4 Responses to Comcast Needs To Trim Its Customer Experience Action Plan

  1. bgordy30 says:

    Here here! I too have shared my poor CX experiences with Comcast. They have not moved the needle in a positive direction yet.

    Bill Gordy

    Sent from my iPhone

  2. Jeff Toister says:

    Bruce – I agree that Comcast’s plan misses the mark. And, you’re right that it should be simpler and more focused. They need a clearer and more compelling vision for what a great service experience SHOULD look like at Comcast.

    Most of their failings are attributable to policy or process. They would do well to imbue both of these with a greater dose of customer focus.

  3. Jim Bass says:

    Bruce, I agree this reads like a list of things to do. I think this list gives a false sense of security as it implies that once all those things are completed everything will be great and customer experience will be achieved. What??? This plan is missing several important “to do’s”: Create Customer-Centric Culture and Create a Listening Culture (listening to employees and customers). From an overall action plan perspective, what is the vision and mission? What is the goal?

    Even more difficult, in my opinion, is how will they know when item #1 is completed or successful?
    Item #2 – is this a “one and done”? Or is this a culture change?
    Item #3 – They probably need more people, but I would go for quality rather than quantity
    Item #4 and #5 – is this a focus on a metric or is this a change in company values and maybe a culture element?
    Item #9 – Perhaps they need to re-imagine more than retail – what about customer service in tech support and customer support? The word re-imagine seems very passive. Like we will think about it but not necessarily do anything. How about a word like “revolutionize” instead?
    Item #10 – oh no… focusing on a score as an action plan? Measuring satisfaction rather than loyalty and delight? Measuring the right things is extremely important. They should focus on measures of effectiveness instead… the rest will follow.
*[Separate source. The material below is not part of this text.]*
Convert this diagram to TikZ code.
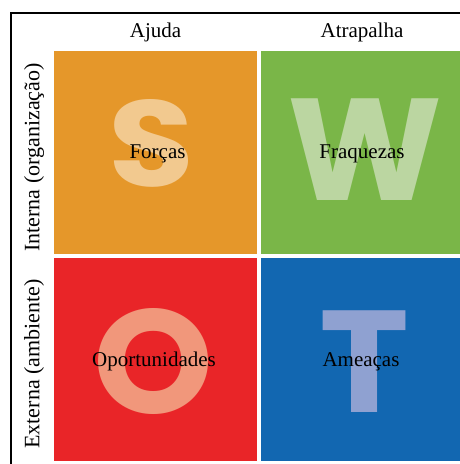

    And finally, is this a chronological list of things to do? is this in some order of priority or importance?

    I am disappointed.

  4. Jack Smith says:

    Hiring more people is code for systematically purging top earners/top performers in favor of cheaper labor that won’t question the regime.

    The metrics they use will always shine like gold even if reality is shining like a black hole.

    Talk to former Comcast employees to get the real story why the customer experience is terrible. It’s complicated and no amount of simplification and common sense will ever change it.